**INPUT MATERIAL:**
:::::

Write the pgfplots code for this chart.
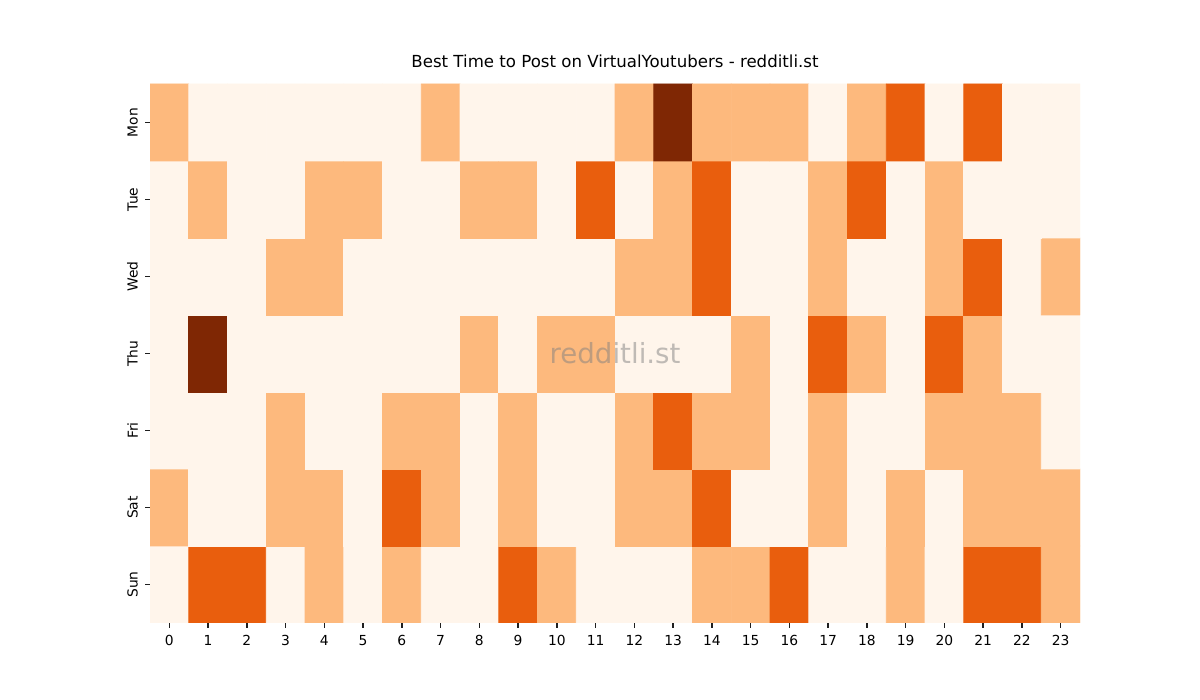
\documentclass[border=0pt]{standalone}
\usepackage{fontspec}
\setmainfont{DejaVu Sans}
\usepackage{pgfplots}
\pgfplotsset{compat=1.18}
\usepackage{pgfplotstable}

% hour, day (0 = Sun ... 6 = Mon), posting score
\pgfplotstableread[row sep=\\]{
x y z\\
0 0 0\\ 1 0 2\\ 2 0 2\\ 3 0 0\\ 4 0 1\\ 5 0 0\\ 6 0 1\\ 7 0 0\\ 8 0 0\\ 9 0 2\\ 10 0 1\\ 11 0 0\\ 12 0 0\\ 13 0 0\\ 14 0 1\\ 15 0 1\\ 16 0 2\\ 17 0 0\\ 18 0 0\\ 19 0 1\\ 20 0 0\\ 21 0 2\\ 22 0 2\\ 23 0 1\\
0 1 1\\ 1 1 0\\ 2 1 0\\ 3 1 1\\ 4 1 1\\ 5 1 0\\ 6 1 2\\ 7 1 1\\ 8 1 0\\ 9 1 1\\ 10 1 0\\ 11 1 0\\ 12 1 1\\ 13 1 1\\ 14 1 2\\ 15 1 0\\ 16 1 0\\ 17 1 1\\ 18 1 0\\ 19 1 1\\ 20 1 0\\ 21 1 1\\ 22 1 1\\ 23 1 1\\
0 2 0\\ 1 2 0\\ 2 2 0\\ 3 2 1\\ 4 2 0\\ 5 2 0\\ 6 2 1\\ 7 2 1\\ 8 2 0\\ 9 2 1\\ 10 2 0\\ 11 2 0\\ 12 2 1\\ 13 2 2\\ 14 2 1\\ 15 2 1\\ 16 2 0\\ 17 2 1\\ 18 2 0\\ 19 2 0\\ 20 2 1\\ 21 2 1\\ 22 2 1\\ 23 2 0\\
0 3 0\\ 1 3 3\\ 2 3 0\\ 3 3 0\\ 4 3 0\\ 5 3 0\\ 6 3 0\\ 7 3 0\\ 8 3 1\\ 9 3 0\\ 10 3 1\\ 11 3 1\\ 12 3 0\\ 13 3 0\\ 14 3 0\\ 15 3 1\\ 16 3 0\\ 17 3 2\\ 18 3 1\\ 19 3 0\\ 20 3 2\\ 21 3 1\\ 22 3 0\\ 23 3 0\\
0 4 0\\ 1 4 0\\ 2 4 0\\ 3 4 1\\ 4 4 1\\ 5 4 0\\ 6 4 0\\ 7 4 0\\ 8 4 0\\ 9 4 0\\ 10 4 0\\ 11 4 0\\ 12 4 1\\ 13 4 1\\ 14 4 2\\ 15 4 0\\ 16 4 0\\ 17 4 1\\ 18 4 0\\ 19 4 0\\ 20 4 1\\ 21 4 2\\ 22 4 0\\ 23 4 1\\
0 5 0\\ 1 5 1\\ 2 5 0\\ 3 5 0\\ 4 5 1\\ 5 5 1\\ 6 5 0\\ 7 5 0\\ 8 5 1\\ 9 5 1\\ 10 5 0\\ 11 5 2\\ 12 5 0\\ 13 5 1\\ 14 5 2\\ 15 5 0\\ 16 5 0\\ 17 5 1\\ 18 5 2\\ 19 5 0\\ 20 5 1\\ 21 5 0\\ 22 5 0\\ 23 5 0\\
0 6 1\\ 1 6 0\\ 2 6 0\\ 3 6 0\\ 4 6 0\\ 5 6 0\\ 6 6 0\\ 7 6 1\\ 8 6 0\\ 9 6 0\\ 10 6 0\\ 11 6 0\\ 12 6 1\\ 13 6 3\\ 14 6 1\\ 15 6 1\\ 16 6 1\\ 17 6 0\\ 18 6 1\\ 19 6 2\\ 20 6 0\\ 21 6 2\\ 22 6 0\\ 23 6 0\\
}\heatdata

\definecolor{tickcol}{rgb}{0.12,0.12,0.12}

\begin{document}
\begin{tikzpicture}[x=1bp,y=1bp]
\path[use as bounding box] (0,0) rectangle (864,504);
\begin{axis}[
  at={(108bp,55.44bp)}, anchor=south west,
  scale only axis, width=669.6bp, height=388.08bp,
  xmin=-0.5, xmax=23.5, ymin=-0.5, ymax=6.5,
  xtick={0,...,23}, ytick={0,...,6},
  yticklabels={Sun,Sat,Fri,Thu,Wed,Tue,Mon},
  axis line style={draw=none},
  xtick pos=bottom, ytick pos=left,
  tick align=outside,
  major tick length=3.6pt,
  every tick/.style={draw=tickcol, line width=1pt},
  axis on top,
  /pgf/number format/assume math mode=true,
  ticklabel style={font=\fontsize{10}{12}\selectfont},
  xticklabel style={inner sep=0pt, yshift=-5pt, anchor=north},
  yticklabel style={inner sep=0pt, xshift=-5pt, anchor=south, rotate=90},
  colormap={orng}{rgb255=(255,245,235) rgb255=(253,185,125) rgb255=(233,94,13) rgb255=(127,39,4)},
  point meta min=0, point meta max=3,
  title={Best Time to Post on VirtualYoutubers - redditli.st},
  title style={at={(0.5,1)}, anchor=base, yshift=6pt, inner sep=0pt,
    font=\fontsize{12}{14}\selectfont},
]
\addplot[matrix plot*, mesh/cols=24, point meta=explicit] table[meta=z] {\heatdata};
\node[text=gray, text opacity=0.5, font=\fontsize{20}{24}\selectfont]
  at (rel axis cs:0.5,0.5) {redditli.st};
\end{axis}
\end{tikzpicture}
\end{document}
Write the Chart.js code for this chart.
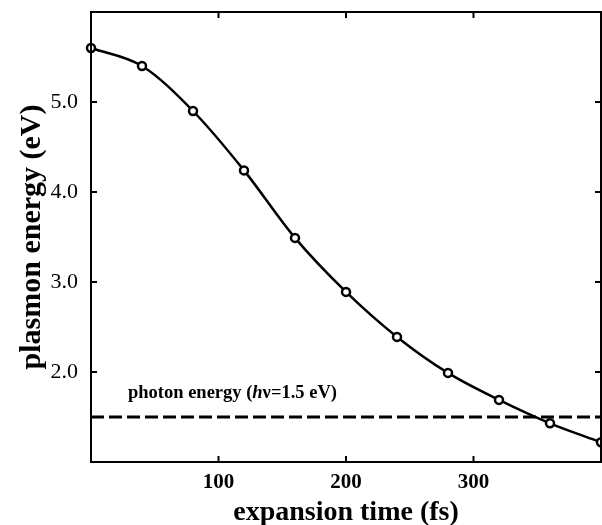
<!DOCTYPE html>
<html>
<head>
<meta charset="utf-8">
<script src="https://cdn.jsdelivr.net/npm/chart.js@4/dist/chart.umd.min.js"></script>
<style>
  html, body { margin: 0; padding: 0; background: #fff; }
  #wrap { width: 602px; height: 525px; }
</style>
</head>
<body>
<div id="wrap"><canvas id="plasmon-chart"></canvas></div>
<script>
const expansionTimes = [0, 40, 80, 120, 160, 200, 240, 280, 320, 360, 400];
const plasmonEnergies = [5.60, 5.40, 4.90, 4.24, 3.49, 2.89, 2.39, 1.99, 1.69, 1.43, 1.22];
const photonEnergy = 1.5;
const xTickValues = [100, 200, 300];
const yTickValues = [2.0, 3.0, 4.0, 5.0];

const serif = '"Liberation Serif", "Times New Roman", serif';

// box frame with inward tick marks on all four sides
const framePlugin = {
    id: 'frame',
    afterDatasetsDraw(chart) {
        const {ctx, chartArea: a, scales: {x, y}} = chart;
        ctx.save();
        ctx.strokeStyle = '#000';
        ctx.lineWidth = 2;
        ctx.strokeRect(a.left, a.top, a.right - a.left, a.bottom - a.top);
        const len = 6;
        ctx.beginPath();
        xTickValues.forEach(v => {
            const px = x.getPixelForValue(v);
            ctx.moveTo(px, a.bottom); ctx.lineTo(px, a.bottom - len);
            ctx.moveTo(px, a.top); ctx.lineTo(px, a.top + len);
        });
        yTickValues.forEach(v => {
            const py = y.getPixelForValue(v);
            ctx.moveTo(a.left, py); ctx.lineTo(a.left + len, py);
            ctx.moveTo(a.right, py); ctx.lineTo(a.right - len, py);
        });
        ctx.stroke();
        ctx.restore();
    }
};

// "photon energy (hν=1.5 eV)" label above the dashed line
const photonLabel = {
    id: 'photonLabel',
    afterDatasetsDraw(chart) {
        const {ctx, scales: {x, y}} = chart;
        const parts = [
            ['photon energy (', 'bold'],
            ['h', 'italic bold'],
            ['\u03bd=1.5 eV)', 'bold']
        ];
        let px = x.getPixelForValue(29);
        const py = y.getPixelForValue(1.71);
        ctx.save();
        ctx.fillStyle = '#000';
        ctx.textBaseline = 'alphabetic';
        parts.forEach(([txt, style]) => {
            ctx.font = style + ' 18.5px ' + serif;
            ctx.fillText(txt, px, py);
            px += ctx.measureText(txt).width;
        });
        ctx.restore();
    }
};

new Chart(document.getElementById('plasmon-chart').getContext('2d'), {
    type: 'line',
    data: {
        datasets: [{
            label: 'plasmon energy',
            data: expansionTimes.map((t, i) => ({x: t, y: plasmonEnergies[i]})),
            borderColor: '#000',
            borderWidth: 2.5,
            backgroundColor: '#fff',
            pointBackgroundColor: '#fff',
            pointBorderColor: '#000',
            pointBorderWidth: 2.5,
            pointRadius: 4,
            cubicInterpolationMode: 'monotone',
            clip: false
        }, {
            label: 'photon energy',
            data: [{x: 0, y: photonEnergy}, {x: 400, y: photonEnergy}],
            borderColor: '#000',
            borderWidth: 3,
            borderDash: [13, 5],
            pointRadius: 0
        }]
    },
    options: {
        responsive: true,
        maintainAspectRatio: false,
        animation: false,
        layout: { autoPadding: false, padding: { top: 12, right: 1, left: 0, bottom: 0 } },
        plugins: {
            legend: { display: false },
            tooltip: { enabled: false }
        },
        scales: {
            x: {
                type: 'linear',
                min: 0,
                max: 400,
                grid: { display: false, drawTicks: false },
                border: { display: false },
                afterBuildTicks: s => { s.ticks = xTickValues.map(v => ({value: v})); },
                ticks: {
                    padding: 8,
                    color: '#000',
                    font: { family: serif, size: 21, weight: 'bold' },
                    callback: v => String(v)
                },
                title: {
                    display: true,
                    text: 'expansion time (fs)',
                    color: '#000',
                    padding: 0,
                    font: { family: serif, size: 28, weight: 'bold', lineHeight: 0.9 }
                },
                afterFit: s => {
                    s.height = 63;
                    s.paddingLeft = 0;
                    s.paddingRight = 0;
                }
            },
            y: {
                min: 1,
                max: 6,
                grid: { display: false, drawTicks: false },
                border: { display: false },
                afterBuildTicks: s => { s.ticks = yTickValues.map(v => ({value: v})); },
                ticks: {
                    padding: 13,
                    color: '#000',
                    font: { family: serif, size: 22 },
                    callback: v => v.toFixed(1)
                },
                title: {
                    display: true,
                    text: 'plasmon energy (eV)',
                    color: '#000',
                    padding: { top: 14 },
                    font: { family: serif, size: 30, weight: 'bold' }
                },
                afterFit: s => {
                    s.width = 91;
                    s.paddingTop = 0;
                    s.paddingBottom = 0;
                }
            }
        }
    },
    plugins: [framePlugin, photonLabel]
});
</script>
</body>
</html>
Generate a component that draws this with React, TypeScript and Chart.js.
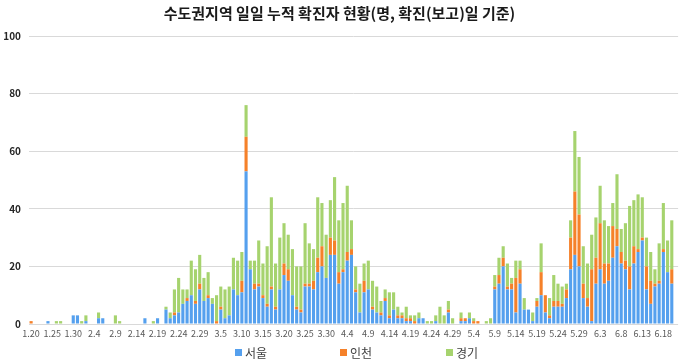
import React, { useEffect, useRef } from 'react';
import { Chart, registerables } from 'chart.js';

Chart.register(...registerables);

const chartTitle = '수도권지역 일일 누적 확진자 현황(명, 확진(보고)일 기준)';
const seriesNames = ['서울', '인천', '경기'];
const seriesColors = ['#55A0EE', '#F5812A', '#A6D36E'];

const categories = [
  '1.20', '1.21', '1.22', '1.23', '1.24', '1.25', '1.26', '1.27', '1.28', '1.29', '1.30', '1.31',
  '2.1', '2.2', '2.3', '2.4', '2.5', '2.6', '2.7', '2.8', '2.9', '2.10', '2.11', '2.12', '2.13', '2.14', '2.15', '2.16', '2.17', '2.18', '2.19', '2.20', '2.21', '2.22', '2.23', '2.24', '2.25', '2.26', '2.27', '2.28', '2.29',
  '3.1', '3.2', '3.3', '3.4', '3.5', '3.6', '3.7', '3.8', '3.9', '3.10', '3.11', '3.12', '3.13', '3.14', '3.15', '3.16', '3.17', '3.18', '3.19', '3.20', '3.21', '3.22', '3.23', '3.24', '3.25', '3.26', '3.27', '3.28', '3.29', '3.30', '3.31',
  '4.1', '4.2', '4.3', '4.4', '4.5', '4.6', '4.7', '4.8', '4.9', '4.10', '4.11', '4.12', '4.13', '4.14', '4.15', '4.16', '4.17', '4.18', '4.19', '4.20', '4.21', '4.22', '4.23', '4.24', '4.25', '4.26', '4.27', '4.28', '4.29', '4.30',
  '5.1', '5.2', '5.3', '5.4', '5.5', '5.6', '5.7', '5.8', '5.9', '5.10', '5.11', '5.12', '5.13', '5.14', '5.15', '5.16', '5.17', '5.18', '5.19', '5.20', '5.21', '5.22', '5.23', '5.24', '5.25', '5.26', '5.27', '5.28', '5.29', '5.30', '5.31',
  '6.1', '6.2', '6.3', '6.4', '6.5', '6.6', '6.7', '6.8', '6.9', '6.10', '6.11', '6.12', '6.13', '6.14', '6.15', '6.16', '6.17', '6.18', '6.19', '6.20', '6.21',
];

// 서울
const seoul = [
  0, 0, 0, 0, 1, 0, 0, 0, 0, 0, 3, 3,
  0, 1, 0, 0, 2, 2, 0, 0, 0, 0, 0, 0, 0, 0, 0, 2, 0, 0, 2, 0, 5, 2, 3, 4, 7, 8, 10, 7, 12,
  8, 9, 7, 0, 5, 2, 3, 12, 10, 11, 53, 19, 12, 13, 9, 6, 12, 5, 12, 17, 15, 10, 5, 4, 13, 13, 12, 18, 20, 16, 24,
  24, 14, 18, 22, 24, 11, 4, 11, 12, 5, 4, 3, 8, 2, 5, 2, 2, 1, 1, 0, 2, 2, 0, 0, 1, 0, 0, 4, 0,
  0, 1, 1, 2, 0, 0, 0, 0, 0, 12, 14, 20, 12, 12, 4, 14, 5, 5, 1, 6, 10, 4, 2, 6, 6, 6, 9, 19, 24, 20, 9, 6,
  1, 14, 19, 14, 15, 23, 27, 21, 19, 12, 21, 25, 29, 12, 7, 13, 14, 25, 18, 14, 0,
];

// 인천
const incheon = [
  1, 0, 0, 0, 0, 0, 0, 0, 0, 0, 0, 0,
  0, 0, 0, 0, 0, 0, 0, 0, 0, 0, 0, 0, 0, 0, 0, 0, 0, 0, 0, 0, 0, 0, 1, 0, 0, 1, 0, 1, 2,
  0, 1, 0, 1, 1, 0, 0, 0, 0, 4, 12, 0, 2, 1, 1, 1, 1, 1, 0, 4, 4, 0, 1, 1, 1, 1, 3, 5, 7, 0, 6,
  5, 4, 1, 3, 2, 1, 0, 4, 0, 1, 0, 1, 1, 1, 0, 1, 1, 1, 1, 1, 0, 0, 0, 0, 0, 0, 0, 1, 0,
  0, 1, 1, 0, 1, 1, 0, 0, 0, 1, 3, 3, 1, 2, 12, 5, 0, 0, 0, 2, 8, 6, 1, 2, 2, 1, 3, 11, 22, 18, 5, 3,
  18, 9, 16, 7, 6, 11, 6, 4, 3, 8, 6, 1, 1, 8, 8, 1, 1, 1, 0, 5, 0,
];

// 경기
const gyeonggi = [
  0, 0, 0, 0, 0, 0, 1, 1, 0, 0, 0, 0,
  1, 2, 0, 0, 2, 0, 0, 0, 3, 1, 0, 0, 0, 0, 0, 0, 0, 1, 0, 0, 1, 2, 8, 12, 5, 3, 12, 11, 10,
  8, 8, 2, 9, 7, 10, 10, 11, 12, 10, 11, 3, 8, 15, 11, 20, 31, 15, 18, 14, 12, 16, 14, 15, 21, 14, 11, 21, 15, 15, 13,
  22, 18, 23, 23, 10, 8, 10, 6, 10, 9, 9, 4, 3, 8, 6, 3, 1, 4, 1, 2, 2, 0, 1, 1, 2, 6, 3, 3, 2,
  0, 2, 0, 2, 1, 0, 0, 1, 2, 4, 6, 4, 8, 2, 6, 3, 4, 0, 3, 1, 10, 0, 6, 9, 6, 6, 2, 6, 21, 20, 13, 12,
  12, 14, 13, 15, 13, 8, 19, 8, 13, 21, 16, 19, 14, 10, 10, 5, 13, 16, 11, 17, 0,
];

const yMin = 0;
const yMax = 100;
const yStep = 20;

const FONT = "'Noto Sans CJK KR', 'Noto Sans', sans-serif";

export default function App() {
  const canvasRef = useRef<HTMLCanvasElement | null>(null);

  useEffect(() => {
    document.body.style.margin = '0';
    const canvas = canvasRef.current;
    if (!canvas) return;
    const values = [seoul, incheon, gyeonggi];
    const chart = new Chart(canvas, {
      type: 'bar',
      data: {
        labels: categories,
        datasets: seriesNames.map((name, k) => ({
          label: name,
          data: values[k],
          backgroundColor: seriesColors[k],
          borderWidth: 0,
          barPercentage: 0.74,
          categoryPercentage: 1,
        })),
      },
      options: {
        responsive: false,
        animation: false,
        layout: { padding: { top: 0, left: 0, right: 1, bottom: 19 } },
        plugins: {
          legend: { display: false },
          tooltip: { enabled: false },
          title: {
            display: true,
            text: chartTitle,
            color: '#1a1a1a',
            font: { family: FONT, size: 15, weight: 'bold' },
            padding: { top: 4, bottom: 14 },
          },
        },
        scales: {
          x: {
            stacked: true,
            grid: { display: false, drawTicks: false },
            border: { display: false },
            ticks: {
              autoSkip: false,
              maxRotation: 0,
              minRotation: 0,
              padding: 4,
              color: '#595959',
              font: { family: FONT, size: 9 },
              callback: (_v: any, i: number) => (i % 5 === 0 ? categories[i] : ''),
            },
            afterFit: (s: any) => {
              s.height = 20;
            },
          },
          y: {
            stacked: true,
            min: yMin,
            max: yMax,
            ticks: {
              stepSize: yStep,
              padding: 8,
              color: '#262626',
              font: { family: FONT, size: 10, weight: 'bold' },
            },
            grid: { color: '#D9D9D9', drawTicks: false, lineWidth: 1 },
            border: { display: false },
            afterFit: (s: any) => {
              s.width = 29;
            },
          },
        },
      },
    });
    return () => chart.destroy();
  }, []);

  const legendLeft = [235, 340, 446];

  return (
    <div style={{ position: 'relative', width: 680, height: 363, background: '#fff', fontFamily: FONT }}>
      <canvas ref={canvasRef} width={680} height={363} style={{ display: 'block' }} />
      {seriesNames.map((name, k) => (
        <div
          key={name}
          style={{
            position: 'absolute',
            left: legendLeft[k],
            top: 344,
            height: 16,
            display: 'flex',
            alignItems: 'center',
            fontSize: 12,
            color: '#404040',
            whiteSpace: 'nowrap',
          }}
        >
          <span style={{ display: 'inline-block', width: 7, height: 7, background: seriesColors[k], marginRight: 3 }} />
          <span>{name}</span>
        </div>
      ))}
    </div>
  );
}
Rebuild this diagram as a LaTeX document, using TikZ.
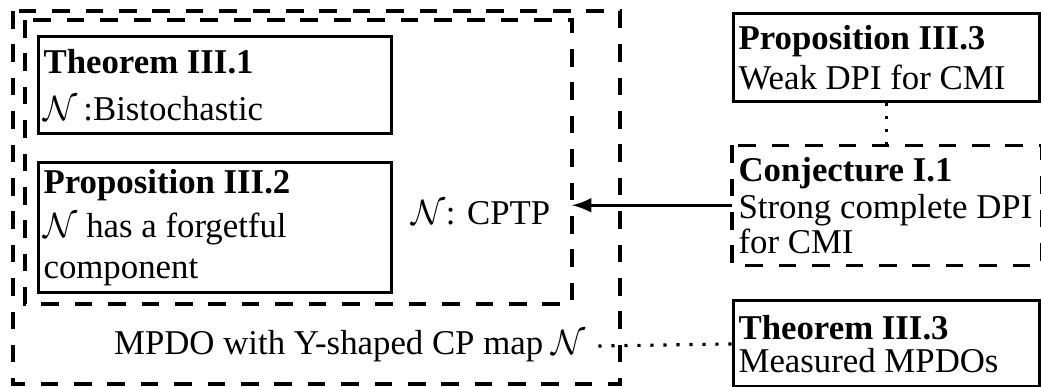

:::::

Print everything from the line with "Generate a component" down to the line with "Chart.register(...registerables);" in the entries above, both lines included and nothing more, without the pictures.

**TASK ANSWER:**
Generate a component that draws this with React, TypeScript and Chart.js.
import React, { useEffect, useRef } from 'react';
import { Chart, registerables } from 'chart.js';

Chart.register(...registerables);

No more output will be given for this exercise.